> GIVEN PROBLEM: Write out the listing from the line with "Rebuild this chart" to the line with "import * as d3 from 'd3';", both lines included, exactly and nothing beyond. Leave pictures out.
-- Start of RECORDS FOR THE TASK --
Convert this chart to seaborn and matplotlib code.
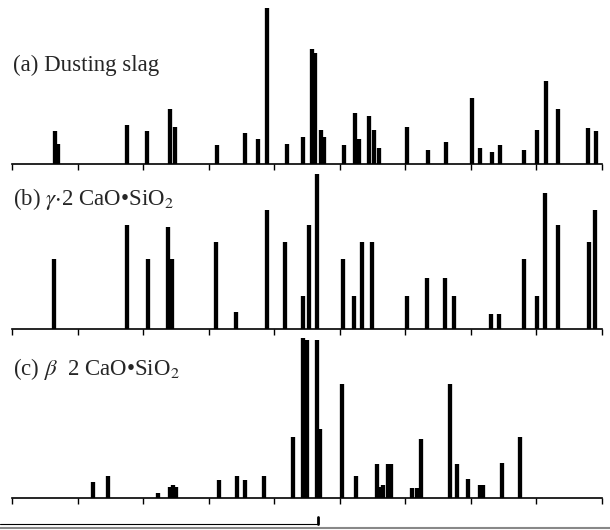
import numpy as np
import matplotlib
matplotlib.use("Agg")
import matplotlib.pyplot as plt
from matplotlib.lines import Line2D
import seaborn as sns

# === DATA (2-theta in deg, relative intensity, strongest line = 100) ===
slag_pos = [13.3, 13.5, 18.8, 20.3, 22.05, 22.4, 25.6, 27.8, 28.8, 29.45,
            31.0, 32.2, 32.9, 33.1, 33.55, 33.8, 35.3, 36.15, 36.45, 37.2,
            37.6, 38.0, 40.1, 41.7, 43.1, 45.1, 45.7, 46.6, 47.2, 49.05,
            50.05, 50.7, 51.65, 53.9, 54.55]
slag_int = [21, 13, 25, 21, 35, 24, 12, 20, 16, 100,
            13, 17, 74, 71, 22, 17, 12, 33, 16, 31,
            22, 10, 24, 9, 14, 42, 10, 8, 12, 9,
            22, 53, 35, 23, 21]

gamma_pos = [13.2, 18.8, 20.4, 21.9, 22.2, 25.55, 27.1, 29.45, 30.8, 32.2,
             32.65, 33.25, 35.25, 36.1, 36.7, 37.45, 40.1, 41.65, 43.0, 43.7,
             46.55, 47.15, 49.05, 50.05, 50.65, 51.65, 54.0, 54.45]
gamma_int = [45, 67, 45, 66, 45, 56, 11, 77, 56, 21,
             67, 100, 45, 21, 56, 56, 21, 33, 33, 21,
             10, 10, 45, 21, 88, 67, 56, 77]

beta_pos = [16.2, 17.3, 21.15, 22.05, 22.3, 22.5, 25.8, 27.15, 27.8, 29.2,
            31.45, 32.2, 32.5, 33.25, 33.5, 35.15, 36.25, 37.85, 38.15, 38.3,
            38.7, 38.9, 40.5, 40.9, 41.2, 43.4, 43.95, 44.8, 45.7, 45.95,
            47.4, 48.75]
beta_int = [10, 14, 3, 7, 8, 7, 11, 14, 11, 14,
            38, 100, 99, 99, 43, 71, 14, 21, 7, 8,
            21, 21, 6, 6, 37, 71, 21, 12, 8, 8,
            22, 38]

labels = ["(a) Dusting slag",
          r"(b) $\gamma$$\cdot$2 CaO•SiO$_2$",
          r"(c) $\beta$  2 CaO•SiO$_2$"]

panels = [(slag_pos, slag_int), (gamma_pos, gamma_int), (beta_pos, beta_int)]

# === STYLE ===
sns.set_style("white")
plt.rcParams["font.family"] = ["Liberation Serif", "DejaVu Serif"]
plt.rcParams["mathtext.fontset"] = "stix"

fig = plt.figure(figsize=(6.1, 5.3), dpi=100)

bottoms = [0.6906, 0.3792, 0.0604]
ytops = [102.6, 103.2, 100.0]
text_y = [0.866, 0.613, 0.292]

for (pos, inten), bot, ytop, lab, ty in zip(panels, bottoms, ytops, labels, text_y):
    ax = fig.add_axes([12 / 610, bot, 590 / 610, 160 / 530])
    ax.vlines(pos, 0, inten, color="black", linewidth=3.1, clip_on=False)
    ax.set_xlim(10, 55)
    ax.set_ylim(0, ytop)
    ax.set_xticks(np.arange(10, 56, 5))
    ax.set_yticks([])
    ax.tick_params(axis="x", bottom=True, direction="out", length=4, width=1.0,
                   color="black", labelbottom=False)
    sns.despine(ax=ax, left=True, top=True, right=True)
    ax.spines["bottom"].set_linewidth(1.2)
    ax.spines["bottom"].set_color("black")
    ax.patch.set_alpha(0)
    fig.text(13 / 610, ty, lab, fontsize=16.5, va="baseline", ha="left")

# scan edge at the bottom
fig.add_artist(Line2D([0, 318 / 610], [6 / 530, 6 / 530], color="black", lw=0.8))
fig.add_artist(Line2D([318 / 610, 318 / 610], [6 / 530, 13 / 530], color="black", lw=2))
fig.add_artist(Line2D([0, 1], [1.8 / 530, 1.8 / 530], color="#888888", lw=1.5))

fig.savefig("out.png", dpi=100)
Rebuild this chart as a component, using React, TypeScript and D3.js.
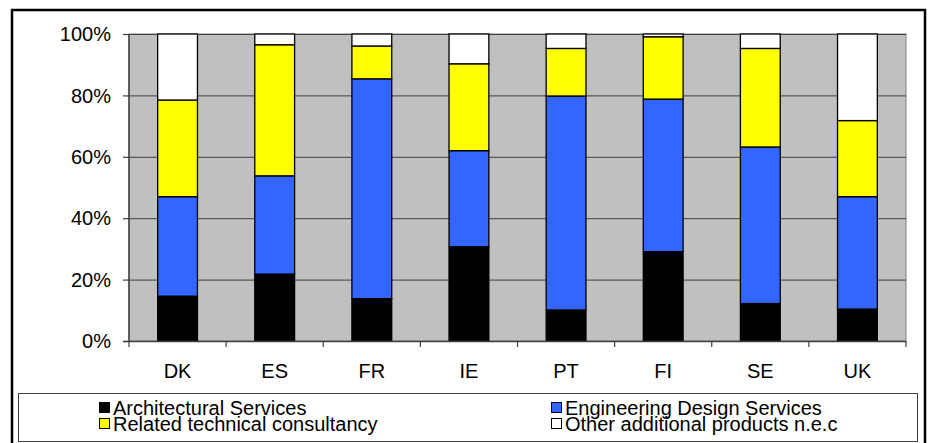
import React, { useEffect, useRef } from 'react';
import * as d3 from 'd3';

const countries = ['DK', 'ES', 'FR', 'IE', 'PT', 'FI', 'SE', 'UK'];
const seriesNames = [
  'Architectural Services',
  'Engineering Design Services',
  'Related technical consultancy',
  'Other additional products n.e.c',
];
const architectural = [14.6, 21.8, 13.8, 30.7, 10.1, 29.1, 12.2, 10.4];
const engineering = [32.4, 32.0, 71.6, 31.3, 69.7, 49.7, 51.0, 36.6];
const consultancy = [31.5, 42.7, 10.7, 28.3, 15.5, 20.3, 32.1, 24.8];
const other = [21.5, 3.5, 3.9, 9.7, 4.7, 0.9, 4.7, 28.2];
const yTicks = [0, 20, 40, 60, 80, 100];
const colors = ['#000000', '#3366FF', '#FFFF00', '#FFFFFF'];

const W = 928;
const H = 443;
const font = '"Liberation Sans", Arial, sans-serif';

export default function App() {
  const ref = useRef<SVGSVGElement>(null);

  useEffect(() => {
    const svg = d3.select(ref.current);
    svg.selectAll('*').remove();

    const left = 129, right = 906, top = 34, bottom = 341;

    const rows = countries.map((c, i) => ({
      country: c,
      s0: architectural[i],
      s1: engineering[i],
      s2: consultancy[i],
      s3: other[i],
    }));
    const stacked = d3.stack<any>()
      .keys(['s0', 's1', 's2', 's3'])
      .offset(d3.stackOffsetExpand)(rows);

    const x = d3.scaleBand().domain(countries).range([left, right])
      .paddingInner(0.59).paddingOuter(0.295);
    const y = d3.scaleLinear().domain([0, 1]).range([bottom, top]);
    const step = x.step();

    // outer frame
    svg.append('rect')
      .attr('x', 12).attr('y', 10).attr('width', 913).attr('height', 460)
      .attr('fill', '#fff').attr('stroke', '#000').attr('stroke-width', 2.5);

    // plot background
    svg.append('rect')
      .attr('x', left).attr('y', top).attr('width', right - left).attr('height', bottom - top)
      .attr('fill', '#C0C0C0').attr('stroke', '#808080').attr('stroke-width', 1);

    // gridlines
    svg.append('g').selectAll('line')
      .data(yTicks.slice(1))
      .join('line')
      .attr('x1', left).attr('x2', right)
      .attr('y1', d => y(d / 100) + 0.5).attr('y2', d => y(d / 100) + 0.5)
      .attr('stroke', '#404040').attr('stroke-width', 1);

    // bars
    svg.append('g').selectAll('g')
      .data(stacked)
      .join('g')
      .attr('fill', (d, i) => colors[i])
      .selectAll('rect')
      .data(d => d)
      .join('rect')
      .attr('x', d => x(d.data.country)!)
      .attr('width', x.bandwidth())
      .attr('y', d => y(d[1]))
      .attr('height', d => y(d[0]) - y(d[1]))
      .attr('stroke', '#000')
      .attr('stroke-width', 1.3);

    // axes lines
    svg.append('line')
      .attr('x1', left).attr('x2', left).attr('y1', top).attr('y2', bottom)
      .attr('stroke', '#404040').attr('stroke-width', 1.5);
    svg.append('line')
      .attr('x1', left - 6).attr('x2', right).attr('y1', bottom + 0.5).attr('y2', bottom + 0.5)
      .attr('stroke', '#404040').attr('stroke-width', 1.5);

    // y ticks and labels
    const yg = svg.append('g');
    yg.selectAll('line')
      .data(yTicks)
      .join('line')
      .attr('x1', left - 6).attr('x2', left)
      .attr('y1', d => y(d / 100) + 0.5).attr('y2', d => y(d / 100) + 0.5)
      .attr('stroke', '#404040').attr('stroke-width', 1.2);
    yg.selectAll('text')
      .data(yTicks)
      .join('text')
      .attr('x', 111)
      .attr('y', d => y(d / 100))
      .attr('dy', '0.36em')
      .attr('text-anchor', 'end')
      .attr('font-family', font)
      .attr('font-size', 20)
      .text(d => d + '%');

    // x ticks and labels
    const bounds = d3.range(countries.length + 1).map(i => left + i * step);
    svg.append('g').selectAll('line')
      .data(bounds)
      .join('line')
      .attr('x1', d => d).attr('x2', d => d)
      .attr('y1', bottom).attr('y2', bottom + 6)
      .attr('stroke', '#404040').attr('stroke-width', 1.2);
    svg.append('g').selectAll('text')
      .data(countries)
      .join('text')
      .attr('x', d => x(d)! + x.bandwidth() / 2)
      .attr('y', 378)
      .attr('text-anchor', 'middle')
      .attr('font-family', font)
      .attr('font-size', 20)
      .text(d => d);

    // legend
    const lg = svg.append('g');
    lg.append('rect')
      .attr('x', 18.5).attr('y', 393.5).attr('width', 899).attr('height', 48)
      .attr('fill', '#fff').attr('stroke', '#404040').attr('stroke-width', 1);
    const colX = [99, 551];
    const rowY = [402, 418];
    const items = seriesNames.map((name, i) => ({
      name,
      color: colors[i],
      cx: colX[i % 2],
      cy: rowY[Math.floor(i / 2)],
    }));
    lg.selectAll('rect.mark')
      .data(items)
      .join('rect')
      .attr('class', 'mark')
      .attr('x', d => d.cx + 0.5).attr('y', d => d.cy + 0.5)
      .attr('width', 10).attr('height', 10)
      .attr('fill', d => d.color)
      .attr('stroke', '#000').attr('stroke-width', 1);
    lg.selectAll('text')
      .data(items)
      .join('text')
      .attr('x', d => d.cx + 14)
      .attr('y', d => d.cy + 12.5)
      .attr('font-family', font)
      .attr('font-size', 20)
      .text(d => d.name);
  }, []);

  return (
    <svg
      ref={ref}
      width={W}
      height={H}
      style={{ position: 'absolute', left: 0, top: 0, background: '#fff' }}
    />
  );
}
-- End of RECORDS FOR THE TASK --
> FINISHED ANSWER:
Rebuild this chart as a component, using React, TypeScript and D3.js.
import React, { useEffect, useRef } from 'react';
import * as d3 from 'd3';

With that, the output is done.